[Entries with chart source code]
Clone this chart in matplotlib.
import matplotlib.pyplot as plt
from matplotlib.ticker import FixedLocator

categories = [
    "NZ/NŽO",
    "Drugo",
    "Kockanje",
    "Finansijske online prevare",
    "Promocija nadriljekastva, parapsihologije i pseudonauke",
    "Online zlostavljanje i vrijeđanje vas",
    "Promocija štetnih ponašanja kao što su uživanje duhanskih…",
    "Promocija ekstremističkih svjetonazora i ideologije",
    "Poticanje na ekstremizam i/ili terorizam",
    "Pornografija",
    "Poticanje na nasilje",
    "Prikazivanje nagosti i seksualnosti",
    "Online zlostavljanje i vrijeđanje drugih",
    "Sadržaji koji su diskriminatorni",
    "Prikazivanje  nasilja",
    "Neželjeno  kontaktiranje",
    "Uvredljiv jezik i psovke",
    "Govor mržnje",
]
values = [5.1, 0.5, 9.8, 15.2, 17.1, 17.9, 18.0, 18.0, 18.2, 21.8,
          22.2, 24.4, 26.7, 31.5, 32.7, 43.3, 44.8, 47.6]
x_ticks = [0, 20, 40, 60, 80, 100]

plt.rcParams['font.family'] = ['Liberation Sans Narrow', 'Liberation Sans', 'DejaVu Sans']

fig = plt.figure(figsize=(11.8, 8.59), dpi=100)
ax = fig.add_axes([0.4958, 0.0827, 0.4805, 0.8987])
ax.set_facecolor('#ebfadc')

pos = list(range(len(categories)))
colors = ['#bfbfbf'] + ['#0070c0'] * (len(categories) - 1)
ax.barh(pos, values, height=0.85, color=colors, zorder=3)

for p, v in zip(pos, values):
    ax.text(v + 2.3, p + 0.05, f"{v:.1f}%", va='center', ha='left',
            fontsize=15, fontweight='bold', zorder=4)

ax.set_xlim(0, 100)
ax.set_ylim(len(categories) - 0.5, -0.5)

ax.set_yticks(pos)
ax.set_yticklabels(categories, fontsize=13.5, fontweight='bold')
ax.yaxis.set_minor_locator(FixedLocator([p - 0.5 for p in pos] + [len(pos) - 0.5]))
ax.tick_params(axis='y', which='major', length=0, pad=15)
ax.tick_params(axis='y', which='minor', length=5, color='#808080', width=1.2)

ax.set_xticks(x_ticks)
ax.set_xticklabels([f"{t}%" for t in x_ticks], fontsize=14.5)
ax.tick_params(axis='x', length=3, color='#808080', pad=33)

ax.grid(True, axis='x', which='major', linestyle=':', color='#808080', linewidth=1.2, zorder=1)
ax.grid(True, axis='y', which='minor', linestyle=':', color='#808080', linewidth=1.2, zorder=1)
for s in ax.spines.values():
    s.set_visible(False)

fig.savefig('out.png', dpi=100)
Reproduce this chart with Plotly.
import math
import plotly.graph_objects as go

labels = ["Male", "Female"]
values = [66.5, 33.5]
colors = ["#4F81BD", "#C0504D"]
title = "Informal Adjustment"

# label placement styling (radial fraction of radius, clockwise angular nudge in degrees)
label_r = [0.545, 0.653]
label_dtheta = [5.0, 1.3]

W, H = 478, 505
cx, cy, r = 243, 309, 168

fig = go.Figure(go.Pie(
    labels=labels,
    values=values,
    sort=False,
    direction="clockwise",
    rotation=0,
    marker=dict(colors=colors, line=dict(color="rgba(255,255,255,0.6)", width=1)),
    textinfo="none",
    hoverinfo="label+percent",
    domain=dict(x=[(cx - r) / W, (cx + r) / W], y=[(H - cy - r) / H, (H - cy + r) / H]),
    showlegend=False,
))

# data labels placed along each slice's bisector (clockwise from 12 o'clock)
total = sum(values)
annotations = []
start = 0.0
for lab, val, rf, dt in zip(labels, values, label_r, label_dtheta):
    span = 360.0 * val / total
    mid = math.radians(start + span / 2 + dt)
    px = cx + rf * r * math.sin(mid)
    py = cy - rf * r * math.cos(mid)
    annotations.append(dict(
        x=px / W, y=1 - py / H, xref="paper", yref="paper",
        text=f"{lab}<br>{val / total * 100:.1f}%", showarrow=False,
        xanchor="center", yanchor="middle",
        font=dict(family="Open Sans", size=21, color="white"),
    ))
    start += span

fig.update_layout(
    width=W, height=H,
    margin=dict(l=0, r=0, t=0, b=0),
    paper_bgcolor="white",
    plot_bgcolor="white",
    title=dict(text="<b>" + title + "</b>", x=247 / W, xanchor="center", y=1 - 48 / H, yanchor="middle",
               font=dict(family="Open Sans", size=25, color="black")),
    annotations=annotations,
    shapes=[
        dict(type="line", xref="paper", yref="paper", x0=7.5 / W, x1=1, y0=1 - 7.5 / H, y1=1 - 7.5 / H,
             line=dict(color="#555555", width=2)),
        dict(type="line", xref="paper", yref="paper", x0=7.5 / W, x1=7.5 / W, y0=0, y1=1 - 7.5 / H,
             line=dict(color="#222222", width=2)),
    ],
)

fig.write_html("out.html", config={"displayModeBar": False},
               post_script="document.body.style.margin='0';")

==

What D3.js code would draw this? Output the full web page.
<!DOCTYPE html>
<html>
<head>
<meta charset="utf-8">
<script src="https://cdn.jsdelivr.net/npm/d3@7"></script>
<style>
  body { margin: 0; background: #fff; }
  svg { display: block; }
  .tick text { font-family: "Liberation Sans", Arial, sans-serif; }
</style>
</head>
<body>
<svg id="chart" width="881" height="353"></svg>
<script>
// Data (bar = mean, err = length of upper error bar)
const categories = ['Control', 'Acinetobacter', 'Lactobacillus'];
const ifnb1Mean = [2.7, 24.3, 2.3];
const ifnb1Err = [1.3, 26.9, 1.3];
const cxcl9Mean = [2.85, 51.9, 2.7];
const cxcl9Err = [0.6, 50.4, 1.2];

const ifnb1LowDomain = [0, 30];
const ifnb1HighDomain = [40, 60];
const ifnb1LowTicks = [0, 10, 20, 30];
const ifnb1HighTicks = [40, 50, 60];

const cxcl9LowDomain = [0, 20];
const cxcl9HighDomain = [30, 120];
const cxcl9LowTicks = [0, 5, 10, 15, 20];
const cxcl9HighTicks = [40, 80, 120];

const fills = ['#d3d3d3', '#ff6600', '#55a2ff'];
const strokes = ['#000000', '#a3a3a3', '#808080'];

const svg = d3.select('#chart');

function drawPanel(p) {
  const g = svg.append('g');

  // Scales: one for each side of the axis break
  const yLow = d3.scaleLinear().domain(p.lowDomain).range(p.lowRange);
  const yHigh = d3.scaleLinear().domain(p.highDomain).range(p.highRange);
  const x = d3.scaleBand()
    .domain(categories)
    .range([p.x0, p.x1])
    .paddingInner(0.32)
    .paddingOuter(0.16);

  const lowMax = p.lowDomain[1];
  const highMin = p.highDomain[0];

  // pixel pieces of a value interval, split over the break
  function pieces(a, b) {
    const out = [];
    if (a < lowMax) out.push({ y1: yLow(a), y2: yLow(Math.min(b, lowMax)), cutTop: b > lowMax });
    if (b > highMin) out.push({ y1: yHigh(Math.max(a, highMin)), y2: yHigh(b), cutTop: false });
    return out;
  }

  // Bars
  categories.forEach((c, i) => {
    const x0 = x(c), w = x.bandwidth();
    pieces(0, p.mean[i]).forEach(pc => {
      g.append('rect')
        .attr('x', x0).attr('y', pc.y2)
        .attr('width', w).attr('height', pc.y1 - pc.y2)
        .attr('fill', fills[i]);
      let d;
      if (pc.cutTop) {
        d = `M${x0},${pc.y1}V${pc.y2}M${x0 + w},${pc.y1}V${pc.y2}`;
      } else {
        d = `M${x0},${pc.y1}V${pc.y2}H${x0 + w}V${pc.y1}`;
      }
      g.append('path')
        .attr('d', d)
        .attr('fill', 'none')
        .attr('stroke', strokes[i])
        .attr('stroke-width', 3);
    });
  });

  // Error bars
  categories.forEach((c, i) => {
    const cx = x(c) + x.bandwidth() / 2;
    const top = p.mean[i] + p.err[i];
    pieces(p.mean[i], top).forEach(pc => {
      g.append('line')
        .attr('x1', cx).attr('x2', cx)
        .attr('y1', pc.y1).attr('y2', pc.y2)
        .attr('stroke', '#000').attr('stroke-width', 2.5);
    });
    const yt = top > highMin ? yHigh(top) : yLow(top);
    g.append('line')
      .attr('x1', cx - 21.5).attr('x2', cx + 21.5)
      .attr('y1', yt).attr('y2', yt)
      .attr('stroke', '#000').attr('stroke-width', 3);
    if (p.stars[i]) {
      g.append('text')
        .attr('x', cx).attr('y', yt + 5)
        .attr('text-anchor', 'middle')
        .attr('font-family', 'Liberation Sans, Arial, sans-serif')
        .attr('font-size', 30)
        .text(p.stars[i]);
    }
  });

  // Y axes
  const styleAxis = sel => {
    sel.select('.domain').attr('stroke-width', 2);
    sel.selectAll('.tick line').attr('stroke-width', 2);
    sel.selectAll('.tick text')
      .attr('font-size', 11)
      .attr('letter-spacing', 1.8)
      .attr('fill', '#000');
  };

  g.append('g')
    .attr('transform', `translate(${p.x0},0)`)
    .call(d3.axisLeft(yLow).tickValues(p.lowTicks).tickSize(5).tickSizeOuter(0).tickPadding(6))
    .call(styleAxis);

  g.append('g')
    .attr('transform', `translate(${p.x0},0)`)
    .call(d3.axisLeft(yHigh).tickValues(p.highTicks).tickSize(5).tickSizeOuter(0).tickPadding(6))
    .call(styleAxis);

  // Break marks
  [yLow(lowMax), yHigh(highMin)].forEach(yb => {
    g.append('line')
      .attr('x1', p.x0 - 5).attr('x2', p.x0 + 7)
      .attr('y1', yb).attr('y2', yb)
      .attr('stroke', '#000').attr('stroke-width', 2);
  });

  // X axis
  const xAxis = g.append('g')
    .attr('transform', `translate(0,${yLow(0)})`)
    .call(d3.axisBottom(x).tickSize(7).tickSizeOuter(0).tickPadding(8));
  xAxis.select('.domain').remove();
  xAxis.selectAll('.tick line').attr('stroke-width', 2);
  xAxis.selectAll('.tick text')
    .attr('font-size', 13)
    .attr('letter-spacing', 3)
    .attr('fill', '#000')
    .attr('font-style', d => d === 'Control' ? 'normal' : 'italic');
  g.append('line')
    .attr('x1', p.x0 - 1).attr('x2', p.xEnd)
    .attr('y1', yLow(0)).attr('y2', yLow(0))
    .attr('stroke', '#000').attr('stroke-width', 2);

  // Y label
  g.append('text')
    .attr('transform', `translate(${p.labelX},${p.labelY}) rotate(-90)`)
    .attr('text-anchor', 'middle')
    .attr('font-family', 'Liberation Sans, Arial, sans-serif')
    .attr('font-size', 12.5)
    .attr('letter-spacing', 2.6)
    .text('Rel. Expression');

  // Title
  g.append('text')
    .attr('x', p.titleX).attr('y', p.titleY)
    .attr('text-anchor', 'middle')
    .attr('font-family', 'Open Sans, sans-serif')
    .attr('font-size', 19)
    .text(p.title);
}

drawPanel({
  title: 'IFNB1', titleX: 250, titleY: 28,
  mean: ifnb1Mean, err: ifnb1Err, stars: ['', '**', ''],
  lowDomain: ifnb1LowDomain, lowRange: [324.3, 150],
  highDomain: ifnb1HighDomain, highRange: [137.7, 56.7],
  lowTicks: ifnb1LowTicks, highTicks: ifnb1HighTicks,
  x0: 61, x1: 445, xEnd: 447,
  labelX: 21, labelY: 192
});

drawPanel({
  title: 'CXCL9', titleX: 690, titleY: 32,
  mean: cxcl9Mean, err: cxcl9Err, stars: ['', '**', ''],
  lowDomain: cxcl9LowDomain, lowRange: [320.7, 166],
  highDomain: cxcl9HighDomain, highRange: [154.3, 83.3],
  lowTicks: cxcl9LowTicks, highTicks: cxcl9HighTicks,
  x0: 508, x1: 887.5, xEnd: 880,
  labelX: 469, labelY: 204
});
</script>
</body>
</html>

---

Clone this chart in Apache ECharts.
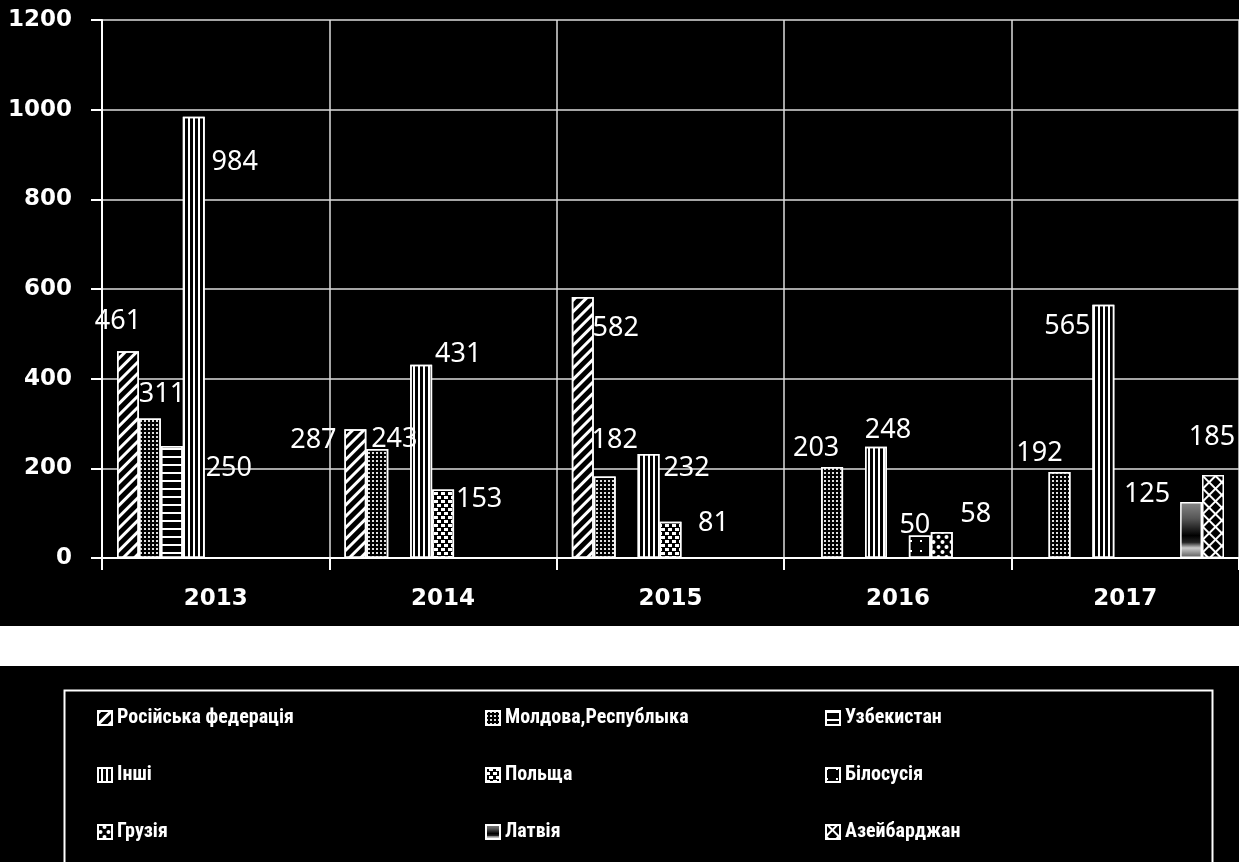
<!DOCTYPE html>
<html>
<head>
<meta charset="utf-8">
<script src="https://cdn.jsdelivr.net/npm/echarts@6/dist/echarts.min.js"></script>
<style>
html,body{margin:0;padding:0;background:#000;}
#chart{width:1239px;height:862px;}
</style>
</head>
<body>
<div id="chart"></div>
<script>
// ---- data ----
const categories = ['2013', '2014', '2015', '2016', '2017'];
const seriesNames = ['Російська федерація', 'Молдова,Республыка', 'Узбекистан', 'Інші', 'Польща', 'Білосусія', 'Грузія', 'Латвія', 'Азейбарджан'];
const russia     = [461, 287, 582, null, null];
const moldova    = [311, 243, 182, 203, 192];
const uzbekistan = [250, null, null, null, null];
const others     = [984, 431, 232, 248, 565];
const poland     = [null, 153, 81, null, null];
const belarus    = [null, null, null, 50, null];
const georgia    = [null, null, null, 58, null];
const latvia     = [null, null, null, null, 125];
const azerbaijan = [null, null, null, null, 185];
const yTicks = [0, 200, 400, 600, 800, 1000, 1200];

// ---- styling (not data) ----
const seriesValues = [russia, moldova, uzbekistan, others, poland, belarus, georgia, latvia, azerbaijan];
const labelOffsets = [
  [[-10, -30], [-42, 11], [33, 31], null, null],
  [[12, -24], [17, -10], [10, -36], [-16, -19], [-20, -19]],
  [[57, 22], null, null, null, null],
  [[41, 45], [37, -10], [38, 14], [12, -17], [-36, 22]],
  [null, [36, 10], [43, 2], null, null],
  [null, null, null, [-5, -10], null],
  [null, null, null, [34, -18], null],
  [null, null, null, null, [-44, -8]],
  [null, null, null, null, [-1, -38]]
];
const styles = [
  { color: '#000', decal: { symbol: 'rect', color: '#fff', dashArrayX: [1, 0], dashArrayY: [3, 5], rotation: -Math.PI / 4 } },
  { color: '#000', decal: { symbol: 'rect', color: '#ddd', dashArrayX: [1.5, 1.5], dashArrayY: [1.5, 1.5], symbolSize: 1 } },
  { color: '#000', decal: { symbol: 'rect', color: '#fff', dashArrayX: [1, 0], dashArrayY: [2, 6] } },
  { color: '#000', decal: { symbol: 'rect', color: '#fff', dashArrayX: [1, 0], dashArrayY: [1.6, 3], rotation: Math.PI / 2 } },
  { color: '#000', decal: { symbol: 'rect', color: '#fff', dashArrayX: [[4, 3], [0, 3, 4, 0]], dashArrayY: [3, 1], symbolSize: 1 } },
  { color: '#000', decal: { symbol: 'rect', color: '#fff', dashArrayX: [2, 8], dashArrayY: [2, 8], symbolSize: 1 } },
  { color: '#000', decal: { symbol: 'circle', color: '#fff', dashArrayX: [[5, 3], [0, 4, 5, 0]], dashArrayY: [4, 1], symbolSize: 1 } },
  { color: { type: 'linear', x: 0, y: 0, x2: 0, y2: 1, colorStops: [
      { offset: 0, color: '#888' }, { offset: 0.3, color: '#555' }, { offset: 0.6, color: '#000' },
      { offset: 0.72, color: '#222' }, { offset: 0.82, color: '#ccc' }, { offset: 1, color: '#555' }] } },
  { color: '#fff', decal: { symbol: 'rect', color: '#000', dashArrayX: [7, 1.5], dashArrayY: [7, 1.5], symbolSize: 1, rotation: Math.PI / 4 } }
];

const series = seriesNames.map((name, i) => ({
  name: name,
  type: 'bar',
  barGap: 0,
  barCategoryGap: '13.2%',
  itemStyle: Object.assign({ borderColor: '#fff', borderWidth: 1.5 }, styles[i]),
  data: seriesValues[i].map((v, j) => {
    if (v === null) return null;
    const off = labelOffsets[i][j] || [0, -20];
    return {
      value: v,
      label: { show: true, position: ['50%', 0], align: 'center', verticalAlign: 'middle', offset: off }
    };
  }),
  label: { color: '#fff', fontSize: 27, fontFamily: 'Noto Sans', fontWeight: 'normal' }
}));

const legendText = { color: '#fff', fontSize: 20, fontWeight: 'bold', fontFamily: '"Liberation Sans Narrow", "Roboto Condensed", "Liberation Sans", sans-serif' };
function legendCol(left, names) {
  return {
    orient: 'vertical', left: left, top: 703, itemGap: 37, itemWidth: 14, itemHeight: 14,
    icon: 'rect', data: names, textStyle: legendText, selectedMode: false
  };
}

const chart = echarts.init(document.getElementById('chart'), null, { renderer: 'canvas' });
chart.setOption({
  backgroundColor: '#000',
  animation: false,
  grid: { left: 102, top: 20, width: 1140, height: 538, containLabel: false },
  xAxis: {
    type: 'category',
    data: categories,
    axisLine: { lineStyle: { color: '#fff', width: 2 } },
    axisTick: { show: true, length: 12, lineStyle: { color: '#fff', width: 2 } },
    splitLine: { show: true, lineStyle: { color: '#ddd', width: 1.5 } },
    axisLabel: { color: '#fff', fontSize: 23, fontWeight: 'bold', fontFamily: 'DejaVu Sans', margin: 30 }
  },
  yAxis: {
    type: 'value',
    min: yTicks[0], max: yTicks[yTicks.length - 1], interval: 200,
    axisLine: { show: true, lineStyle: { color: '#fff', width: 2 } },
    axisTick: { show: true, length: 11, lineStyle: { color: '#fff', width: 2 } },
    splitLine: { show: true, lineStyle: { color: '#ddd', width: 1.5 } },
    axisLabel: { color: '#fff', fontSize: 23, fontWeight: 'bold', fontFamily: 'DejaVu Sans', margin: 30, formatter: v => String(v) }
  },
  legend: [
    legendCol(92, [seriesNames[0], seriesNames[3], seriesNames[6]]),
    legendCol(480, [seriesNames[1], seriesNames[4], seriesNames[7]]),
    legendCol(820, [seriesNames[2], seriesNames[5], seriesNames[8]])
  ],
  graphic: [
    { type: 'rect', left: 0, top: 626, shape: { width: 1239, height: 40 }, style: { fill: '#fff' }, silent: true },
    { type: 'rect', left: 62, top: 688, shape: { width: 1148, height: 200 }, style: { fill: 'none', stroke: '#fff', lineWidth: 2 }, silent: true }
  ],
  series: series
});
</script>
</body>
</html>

Exercise prompt:
Starting at the line containing "Clone this chart in Apache ECharts." and stopping after the line containing "const yTicks = [0, 200, 400, 600, 800, 1000, 1200];", give the lines again exactly and leave out every image.

Reply:
Clone this chart in Apache ECharts.
<!DOCTYPE html>
<html>
<head>
<meta charset="utf-8">
<script src="https://cdn.jsdelivr.net/npm/echarts@6/dist/echarts.min.js"></script>
<style>
html,body{margin:0;padding:0;background:#000;}
#chart{width:1239px;height:862px;}
</style>
</head>
<body>
<div id="chart"></div>
<script>
// ---- data ----
const categories = ['2013', '2014', '2015', '2016', '2017'];
const seriesNames = ['Російська федерація', 'Молдова,Республыка', 'Узбекистан', 'Інші', 'Польща', 'Білосусія', 'Грузія', 'Латвія', 'Азейбарджан'];
const russia     = [461, 287, 582, null, null];
const moldova    = [311, 243, 182, 203, 192];
const uzbekistan = [250, null, null, null, null];
const others     = [984, 431, 232, 248, 565];
const poland     = [null, 153, 81, null, null];
const belarus    = [null, null, null, 50, null];
const georgia    = [null, null, null, 58, null];
const latvia     = [null, null, null, null, 125];
const azerbaijan = [null, null, null, null, 185];
const yTicks = [0, 200, 400, 600, 800, 1000, 1200];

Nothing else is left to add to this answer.